Il voto favorevole della capogruppo del Partito Democratico scaligero, Carla Padovani, alla mozione "per la prevenzione dell'aborto e il sostegno alla maternità" approvata dal consiglio comunale di Verona che aveva come primo firmatario il leghista Alberto Zelger è diventato un caso nazionale. Dapprima la reprimenda degna di miglior causa del segretario politico Martina; quindi addirittura la richiesta di espulsione dal partito da parte dell’ex ministro Orlando; inoltre l’invito alle dimissioni auspicato dalla responsabile del dipartimento pari opportunità Catizone. Infine la levata di scudi di alcune corifee della legge 194. Insomma, in via del Nazareno l’hanno presa davvero male. E sì che la libertà di coscienza, rivendicata da Padovani (che si è presa dell’ultracattolica, pensa te!), dovrebbe essere un must per un partito che si definisce democratico, progressista, aperto, plurale e inclusivo.
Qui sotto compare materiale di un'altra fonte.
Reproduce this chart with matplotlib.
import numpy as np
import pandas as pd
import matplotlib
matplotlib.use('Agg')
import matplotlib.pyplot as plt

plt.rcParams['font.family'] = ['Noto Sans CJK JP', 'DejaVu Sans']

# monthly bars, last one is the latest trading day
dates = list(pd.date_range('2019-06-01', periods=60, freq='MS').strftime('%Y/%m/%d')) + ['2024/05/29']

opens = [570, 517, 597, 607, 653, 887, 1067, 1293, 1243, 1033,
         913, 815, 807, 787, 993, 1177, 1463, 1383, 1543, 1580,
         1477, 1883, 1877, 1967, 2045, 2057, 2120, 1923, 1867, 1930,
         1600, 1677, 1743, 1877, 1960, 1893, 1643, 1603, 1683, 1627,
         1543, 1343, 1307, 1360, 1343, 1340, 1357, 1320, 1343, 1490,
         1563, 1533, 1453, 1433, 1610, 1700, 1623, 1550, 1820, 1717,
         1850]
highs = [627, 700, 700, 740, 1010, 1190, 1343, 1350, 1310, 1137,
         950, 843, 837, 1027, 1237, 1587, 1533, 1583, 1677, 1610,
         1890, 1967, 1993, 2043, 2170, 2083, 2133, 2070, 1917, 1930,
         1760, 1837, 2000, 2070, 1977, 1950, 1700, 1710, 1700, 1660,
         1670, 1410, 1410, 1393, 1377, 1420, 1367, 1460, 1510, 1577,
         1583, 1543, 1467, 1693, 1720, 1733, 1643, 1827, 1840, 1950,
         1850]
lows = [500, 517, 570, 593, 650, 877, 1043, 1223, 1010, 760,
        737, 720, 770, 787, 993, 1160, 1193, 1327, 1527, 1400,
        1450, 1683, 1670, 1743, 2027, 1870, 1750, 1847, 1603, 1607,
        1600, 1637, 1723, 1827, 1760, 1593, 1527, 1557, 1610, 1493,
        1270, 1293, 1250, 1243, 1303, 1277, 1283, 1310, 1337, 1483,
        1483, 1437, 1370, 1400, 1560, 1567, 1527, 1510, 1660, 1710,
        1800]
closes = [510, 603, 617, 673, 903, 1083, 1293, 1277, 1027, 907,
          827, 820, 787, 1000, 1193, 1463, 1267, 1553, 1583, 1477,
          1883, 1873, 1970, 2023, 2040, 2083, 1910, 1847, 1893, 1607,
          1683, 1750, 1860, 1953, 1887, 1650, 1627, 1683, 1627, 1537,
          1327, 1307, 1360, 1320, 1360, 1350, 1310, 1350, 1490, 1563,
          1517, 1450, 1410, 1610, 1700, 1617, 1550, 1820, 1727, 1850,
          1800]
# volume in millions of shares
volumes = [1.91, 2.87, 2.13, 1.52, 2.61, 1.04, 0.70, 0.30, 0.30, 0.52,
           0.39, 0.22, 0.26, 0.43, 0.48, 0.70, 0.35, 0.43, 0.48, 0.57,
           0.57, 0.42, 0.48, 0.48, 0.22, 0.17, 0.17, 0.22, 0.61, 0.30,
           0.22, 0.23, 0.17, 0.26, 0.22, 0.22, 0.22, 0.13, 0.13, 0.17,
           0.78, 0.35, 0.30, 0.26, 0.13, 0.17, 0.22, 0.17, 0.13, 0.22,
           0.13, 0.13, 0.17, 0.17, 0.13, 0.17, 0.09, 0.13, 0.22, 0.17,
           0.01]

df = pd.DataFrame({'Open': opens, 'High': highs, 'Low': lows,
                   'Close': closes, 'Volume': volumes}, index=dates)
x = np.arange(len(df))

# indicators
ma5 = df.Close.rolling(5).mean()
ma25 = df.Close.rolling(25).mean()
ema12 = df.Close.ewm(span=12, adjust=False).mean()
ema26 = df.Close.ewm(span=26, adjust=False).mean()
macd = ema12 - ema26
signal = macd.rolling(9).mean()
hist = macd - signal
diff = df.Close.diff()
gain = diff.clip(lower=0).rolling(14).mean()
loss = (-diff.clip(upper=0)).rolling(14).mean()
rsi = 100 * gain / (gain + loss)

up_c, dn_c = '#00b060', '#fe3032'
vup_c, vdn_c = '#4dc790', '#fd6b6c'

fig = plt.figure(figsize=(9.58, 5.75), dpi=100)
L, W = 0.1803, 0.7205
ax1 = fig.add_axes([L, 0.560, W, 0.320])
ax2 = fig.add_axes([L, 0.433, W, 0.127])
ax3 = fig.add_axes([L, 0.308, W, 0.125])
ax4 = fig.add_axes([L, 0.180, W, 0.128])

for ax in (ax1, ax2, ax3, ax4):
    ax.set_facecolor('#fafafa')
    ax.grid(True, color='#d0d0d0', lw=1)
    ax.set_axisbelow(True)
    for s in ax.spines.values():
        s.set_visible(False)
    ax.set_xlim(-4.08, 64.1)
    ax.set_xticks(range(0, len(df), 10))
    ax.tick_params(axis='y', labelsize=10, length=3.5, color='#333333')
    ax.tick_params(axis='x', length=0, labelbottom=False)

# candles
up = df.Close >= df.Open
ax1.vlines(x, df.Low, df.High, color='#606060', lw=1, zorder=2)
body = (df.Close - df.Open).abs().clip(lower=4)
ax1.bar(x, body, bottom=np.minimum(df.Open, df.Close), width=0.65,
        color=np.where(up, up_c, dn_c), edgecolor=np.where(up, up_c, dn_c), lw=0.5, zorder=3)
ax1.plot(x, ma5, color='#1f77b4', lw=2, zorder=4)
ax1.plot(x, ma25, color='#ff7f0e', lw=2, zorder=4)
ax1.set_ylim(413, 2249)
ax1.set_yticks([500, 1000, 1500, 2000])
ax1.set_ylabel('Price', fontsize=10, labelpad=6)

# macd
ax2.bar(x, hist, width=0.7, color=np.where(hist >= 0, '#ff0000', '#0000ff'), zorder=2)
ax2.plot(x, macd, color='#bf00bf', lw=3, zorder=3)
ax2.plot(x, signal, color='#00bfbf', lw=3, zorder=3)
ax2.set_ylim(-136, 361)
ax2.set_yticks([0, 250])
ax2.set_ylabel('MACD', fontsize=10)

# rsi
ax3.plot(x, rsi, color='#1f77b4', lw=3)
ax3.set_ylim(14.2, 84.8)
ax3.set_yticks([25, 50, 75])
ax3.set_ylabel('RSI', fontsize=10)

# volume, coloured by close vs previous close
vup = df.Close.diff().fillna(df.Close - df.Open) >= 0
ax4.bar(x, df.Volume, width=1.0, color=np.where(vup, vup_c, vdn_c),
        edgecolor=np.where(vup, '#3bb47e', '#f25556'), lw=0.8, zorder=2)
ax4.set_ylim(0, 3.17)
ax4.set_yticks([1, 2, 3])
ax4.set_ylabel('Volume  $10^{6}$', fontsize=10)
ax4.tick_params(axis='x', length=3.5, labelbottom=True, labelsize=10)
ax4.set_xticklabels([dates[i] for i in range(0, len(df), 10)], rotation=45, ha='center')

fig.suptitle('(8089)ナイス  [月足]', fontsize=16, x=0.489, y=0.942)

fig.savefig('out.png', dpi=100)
Per non parlare del desiderio del segretario di «voler lavorare con le realtà cattoliche che hanno una visione generativa della società», espresso il giorno stesso – ieri – in un’intervista ad Avvenire. Appunto, proprio come quelle che supportano le mamme che decidono di non abortire. Lasciando ai vertici del Pd la soluzione del “qui lo dico e qui lo nego” una domanda sorge spontanea: c’è ancora spazio nel Partito Democratico per i cattolici senza se e senza ma (come Carla Padovani)?
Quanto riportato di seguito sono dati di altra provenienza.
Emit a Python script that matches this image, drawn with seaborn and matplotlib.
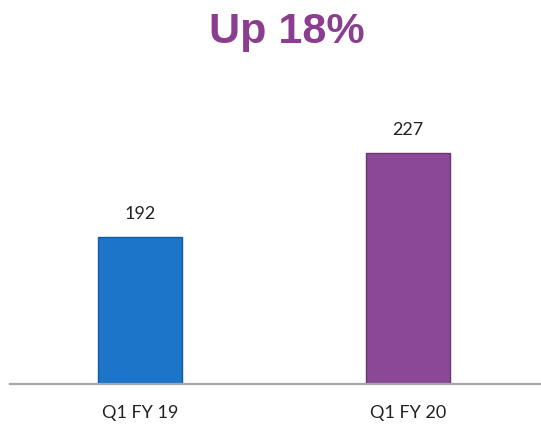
import matplotlib
matplotlib.use("Agg")
import matplotlib.pyplot as plt
import seaborn as sns
import pandas as pd

quarters = ['Q1 FY 19', 'Q1 FY 20']
values = [192, 227]
bar_colors = ['#1C75C8', '#8B4896']
edge_colors = ['#155a9a', '#6a3573']
title_text = 'Up 18%'

sns.set_style('white')
plt.rcParams['font.family'] = ['Lato', 'DejaVu Sans']

df = pd.DataFrame({'quarter': quarters, 'value': values})

fig = plt.figure(figsize=(5.41, 4.38), dpi=100)
ax = fig.add_axes([10 / 541, 1 - 384 / 438, 531 / 541, (384 - 98) / 438])

sns.barplot(data=df, x='quarter', y='value', hue='quarter', palette=bar_colors,
            saturation=1, width=0.313, legend=False, ax=ax)

ax.set_ylim(131, 250)
ax.set_xlim(-0.485, 1.496)
for p, v, ec in zip(ax.patches, values, edge_colors):
    p.set_edgecolor(ec)
    p.set_linewidth(1.0)
    ax.text(p.get_x() + p.get_width() / 2, v + 6.5, str(v), ha='center', va='bottom',
            fontsize=13, color='#222222')

sns.despine(ax=ax, left=True, top=True, right=True)
ax.spines['bottom'].set_color('#a6a6a6')
ax.spines['bottom'].set_linewidth(1.6)
ax.set_yticks([])
ax.set_xlabel('')
ax.set_ylabel('')
ax.tick_params(axis='x', length=0, pad=15, labelsize=13, labelcolor='#222222')

fig.text(0.531, 0.928, title_text, ha='center', va='center', fontsize=31,
         fontweight='bold', color='#8B3E8F', family=['Liberation Sans', 'DejaVu Sans'])

fig.savefig('out.png', dpi=100)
A quasi due mesi dal crollo del ponte di Genova, deve ancora essere nominato il commissario straordinario che gestirà la sua ricostruzione. Se questi sono i tempi per una semplice nomina, si fa prima ad attendere lo scioglimenti dei ghiacci che allagheranno Genova, risolvendo in automatico il problema. Se questi sono i tempi dell'azione governativa, i contrari al reddito di cittadinanza stiano tranquilli: il primo assegno verrà staccato a favore di chi oggi è all’asilo.